If I were his friend I'd stab him in the eye and be like OMG I am only kidding....get it!!!? Cause his humore is like being stabbed in the eye..

Ugh I know...day of 12 of sobriety and my humor is almost as bad as his.

Happy Birthday Toby!

It's your birthday gurl! Have a good one. Maybe Brat Boy will pop out of a cake for you?

Happy birthday, Toby! Tonight I'll vacuum up five to ten freshly-cut lines in your honor!

If Brat Boy pops out of a cake, we respectfully demand photos of his razor-burned stomach. Happy B-Day!

Happy B-day... And guess what, your still younger than 28... so YAY.

Happy birthday, VB! Turning 16 now? ;-)

R-

Is myspace stalking taboo too?

Body shots via iSight. It's all the rage. HBD!

Get the fuck out! Again?!? Happy Birthday, Toby!

*breathily*
Happy birthday to youuuu
happy birthday to youuuuu
Happy birthday, Mr. Vividblurry
Happy birthday to youuuuuu

Happy Birthday! (Seriously)

HAPPY BIRTHDAY TOBY!
now go out a get wasted!
kisses-
k

Happy birthday dearest Toby. I hope you have a good one! Don't believe them, you are not middle aged.

happy birthday tobs

omg just saw a pic of fatty and his bf on flickr.... don't know which is uglier. lol.

Happy birthday, Toby. I assumed it was the 20th because of the title of that day's post... how embarrassing for me.

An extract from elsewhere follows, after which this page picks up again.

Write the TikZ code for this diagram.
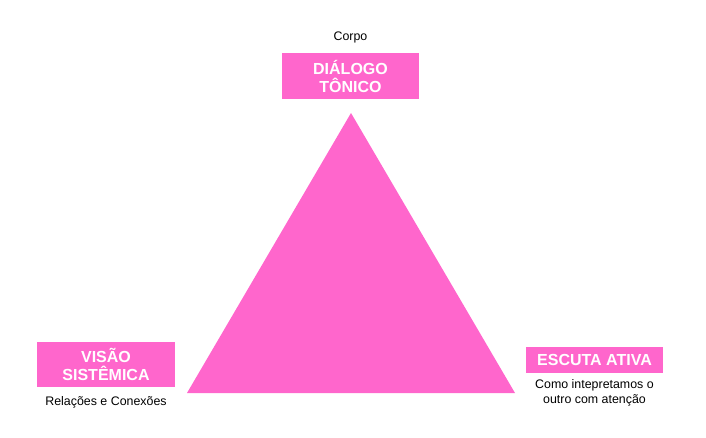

Happy Birthday Jekel/Hyde.

Funny, Episode of Golden Girls Mac.

Happy Birthday!

Happy Birthday!!

atari_age,

It's not difficult to find Tobias Maxwell in DC you need only look to the nearest super market in the boxed wine isle. Or at the local Supercuts getting his eyebrows waxed by Selena Los Diez Garcias. If all else fails you can search any and all LA Fitness Gyms and look for him jamming to Britney on his i-pod in a stretch poly cotton blend tank and everlast running shorts.

Happy belated birthday!!!!

P.S. I'm curious, why the hatred for Brat Boy? (not that I'm defending his site, ability to breathe, etc., just curious)

Happy Belated B-day!

Actually, I think I saw this guy @ JRs last night. When you see him in person, you realize that claiming to be 28 (or even 32, for that matter) is pretty fucking hilarious.